## begin Records provided

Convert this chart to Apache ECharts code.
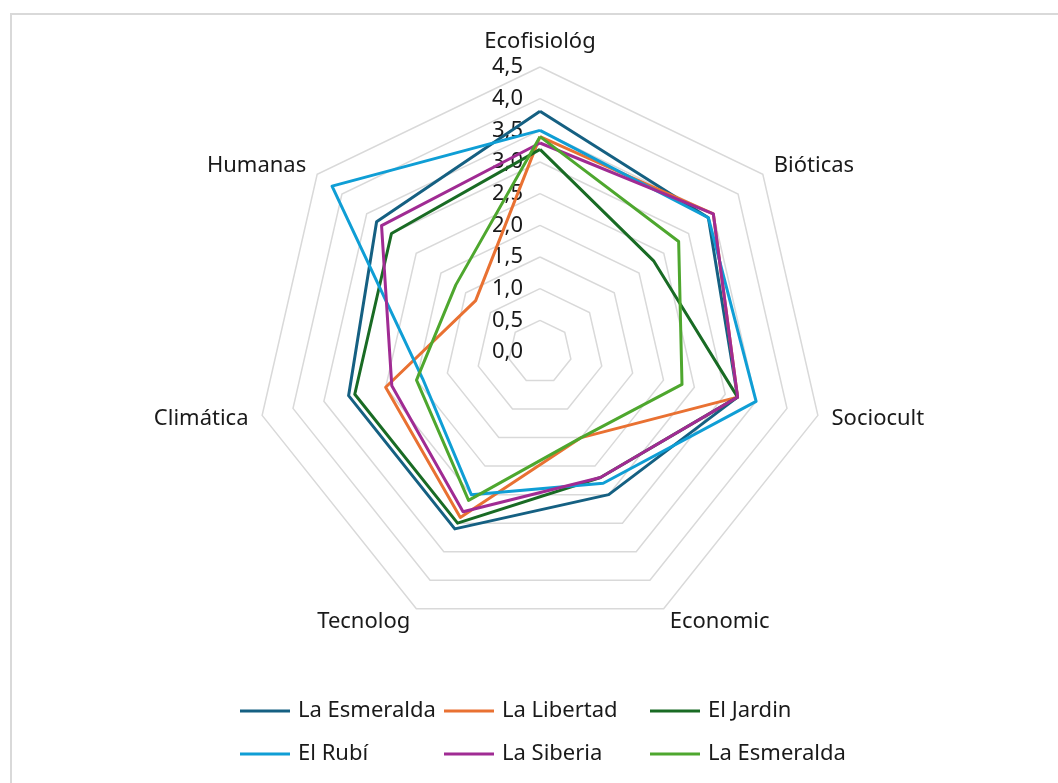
<!DOCTYPE html>
<html>
<head>
<meta charset="utf-8">
<title>Radar</title>
<script src="https://cdn.jsdelivr.net/npm/echarts@6/dist/echarts.min.js"></script>
<style>
  html, body {
    margin: 0;
    padding: 0;
    background: #fff;
  }
  .frame {
    position: absolute;
    left: 10px;
    top: 13px;
    width: 1100px;
    height: 820px;
    border-top: 2px solid #d9d9d9;
    border-left: 2px solid #d9d9d9;
  }
  #radar {
    position: absolute;
    left: 0;
    top: 0;
    width: 1058px;
    height: 783px;
  }
</style>
</head>
<body>
<div class="frame"></div>
<div id="radar"></div>
<script>
// ejes del radar (en el sentido de las agujas del reloj desde arriba)
const categories = ['Ecofisiológ', 'Bióticas', 'Sociocult', 'Economic', 'Tecnolog', 'Climática', 'Humanas'];
const tickLabels = ['0,0', '0,5', '1,0', '1,5', '2,0', '2,5', '3,0', '3,5', '4,0', '4,5'];

// fincas (la segunda "La Esmeralda" lleva clave propia para la leyenda)
const seriesNames = ['La Esmeralda', 'La Libertad', 'El Jardin', 'El Rubí', 'La Siberia', 'La Esmeralda (2)'];
const laEsmeralda = [3.8, 3.4, 3.2, 2.5, 3.1, 3.1, 3.3];
const laLibertad = [3.4, 3.5, 3.2, 1.5, 2.9, 2.5, 1.3];
const elJardin = [3.2, 2.3, 3.2, 2.2, 3.0, 3.0, 3.0];
const elRubi = [3.5, 3.4, 3.5, 2.3, 2.5, 1.9, 4.2];
const laSiberia = [3.3, 3.5, 3.2, 2.2, 2.8, 2.4, 3.2];
const laEsmeralda2 = [3.4, 2.8, 2.3, 1.5, 2.6, 2.0, 1.7];

const colors = ['#156082', '#E97132', '#196B24', '#0F9ED5', '#A02B93', '#4EA72E'];
const allValues = [laEsmeralda, laLibertad, elJardin, elRubi, laSiberia, laEsmeralda2];

const font = '"Noto Sans", "DejaVu Sans", sans-serif';

// echarts pone los ejes en sentido antihorario, asi que se invierte el orden
const order = [0, 6, 5, 4, 3, 2, 1];
function reorder (arr) {
  return order.map(function (k) { return arr[k]; });
}

let indicator = reorder(categories).map(function (c, i) {
  let ind = { name: c, min: 0, max: 4.5 };
  if (i === 0) {
    ind.axisLabel = {
      show: true,
      margin: 17,
      color: '#1a1a1a',
      fontSize: 22,
      fontFamily: font,
      formatter: function (v) {
        return tickLabels[Math.round(v * 2)];
      }
    };
  }
  return ind;
});

// una leyenda por entrada para dejarlas en columnas como en el original
const legendLeft = [240, 444, 650];
const legendTop = [700, 743];
let legends = seriesNames.map(function (name, i) {
  return {
    left: legendLeft[i % 3],
    top: legendTop[Math.floor(i / 3)],
    padding: 0,
    data: [name],
    itemWidth: 50,
    itemHeight: 3,
    icon: 'rect',
    selectedMode: false,
    textStyle: {
      color: '#1a1a1a',
      fontSize: 22,
      fontFamily: font,
      padding: [0, 0, 0, 3]
    },
    formatter: function (n) {
      return n.replace(' (2)', '');
    }
  };
});

let myChart = echarts.init(document.getElementById('radar'));
let option = {
  color: colors,
  animation: false,
  legend: legends,
  radar: {
    center: [540, 352],
    radius: 285,
    shape: 'polygon',
    splitNumber: 9,
    startAngle: 90,
    indicator: indicator,
    axisNameGap: 14,
    axisName: {
      color: '#1a1a1a',
      fontSize: 22,
      fontFamily: font
    },
    axisLine: { show: false },
    axisTick: { show: false },
    axisLabel: { show: false },
    splitArea: { show: false },
    splitLine: {
      lineStyle: {
        color: '#d9d9d9',
        width: 1.5
      }
    }
  },
  series: [{
    type: 'radar',
    symbol: 'none',
    lineStyle: { width: 3 },
    data: allValues.map(function (vals, i) {
      return {
        name: seriesNames[i],
        value: reorder(vals),
        lineStyle: { color: colors[i], width: 3 },
        itemStyle: { color: colors[i] }
      };
    })
  }]
};
myChart.setOption(option);
</script>
</body>
</html>
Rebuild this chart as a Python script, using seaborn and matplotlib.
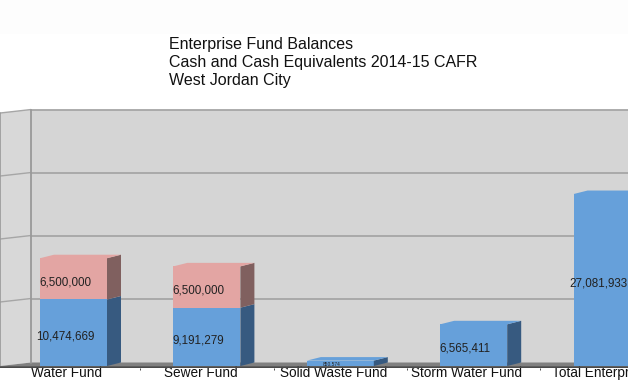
import matplotlib
matplotlib.use("Agg")
import matplotlib.pyplot as plt
from matplotlib.patches import Polygon, Rectangle
import pandas as pd
import seaborn as sns

categories = ["Water Fund", "Sewer Fund", "Solid Waste Fund", "Storm Water Fund", "Total Enterprise Funds"]
unrestricted = [10474669, 9191279, 850574, 6565411, 27081933]
restricted = [6500000, 6500000, 0, 0, 0]
unrestricted_labels = ["10,474,669", "9,191,279", "850,574", "6,565,411", "27,081,933"]
restricted_labels = ["6,500,000", "6,500,000", "", "", ""]
grid_values = [10000000, 20000000, 30000000, 40000000]
title_lines = ["Enterprise Fund Balances", "Cash and Cash Equivalents 2014-15 CAFR", "West Jordan City"]

W, H = 628, 390
BASE_PX, AXIS_PX = 366, 368
PX_PER_VAL = 6.35e-6
STEP_PX, FIRST_PX = 133.4, 73.5
DEPTH_X, DEPTH_Y = 14.0, 3.5
WALL_SCALE = 0.992
WALL_LIFT_PX = 1.0
TICK_SHIFT_PX = [-7, -6.5, -7, -7.5, 13]

BLUE, BLUE_D = "#66a0da", "#375a80"
PINK, PINK_D = "#e3a5a3", "#80605f"
WALL, GRID, FLOOR, EDGE = "#d5d5d5", "#a6a6a6", "#808080", "#4a4a4a"

sns.set_theme(style="white")
plt.rcParams["font.family"] = ["Liberation Sans", "DejaVu Sans"]

fig = plt.figure(figsize=(W / 100, H / 100), dpi=100, facecolor="white")
ax = fig.add_axes([0, (H - AXIS_PX) / H, 1, AXIS_PX / H])
ax.patch.set_alpha(0)

df = pd.DataFrame({"fund": categories, "unrestricted": unrestricted, "restricted": restricted})
df["stack"] = df["unrestricted"] + df["restricted"]
bar_w = 67 / STEP_PX

sns.barplot(data=df, x="fund", y="stack", color=PINK, saturation=1, width=bar_w, ax=ax,
            zorder=3, order=categories, linewidth=0)
sns.barplot(data=df, x="fund", y="unrestricted", color=BLUE, saturation=1, width=bar_w, ax=ax,
            zorder=4, order=categories, linewidth=0)

ax.set_xlim(-FIRST_PX / STEP_PX, (W - FIRST_PX) / STEP_PX)
ax.set_ylim(-(AXIS_PX - BASE_PX) / PX_PER_VAL, BASE_PX / PX_PER_VAL)

dx = DEPTH_X / STEP_PX
dy = DEPTH_Y / PX_PER_VAL
lift = WALL_LIFT_PX / PX_PER_VAL
x_left, x_right = ax.get_xlim()
x_wall = x_left + 31 / STEP_PX
top_val = max(grid_values) * WALL_SCALE

# faint band above the chart
fig.patches.append(Rectangle((0, (H - 34) / H), 1, 34 / H, transform=fig.transFigure,
                             facecolor="#fdfdfd", edgecolor="none", zorder=-5))

# walls and floor
ax.add_patch(Rectangle((x_wall, dy), x_right - x_wall, top_val + lift, facecolor=WALL, edgecolor="none", zorder=0))
ax.add_patch(Polygon([(x_left, 0), (x_wall, dy), (x_wall, dy + lift + top_val), (x_left, top_val + lift)],
                     facecolor="#d8d8d8", edgecolor="none", zorder=0))
ax.add_patch(Polygon([(x_left, 0), (x_wall, dy), (x_right, dy), (x_right, 0)],
                     facecolor=FLOOR, edgecolor="none", zorder=1))
for v in grid_values:
    y = v * WALL_SCALE + lift
    ax.plot([x_wall, x_right], [y + dy, y + dy], color=GRID, lw=1.3, zorder=1)
    ax.plot([x_left, x_wall], [y, y + dy], color=GRID, lw=1.0, zorder=1)
ax.plot([x_wall, x_wall], [dy, top_val + lift + dy], color="#999999", lw=1.3, zorder=1)
ax.plot([x_left, x_left], [0, top_val + lift], color="#999999", lw=1.2, zorder=1)


def box(i, lo, hi, front, side, top=True):
    xl, xr = i - bar_w / 2, i + bar_w / 2
    ax.add_patch(Polygon([(xr, lo), (xr + dx, lo + dy), (xr + dx, hi + dy), (xr, hi)],
                         facecolor=side, edgecolor="none", zorder=4))
    if top:
        ax.add_patch(Polygon([(xl, hi), (xl + dx, hi + dy), (xr + dx, hi + dy), (xr, hi)],
                             facecolor=front, edgecolor="none", zorder=4))


for i, (u, r) in enumerate(zip(unrestricted, restricted)):
    box(i, 0, u, BLUE, BLUE_D, top=(r == 0))
    if r:
        box(i, u, u + r, PINK, PINK_D)

label_drop = 3.5 / PX_PER_VAL
label_left = 8.5 / STEP_PX
for i, (u, r) in enumerate(zip(unrestricted, restricted)):
    small = u < 2000000
    y = u * 0.5 - (0.1 * label_drop if small else label_drop)
    ax.text(i - label_left, y, unrestricted_labels[i], ha="center", va="center",
            fontsize=3.5 if small else 8.4, color="#222222", zorder=6)
    if r:
        ax.text(i - label_left, u + r * 0.5 - label_drop, restricted_labels[i], ha="center", va="center",
                fontsize=8.4, color="#222222", zorder=6)

ax.axhline(-(AXIS_PX - BASE_PX) / PX_PER_VAL / 2, color=EDGE, lw=2, zorder=2)

ax.set_xlabel("")
ax.set_ylabel("")
ax.set_yticks([])
ax.set_xticks([i + s / STEP_PX for i, s in enumerate(TICK_SHIFT_PX)])
ax.set_xticklabels(categories, fontsize=9.8, color="#111111")
ax.set_xticks([i + 0.5 for i in range(len(categories) - 1)], minor=True)
ax.tick_params(axis="x", which="major", length=0, pad=-1.2)
ax.tick_params(axis="x", which="minor", length=1.2, width=0.7, color=EDGE, bottom=True)
for s in ax.spines.values():
    s.set_visible(False)

for line, py in zip(title_lines, [44.5, 62.5, 80.5]):
    fig.text(169 / W, 1 - py / H, line, ha="left", va="center", fontsize=11.5, color="#111111")

fig.savefig("out.png", dpi=100)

## end Records provided

* **Goal**
Omit all pictures and repeat exactly the lines from the one containing "Rebuild this chart" through the one containing "import seaborn as sns", ends included, with nothing added.

* **Answer to the task**
Rebuild this chart as a Python script, using seaborn and matplotlib.
import matplotlib
matplotlib.use("Agg")
import matplotlib.pyplot as plt
from matplotlib.patches import Polygon, Rectangle
import pandas as pd
import seaborn as sns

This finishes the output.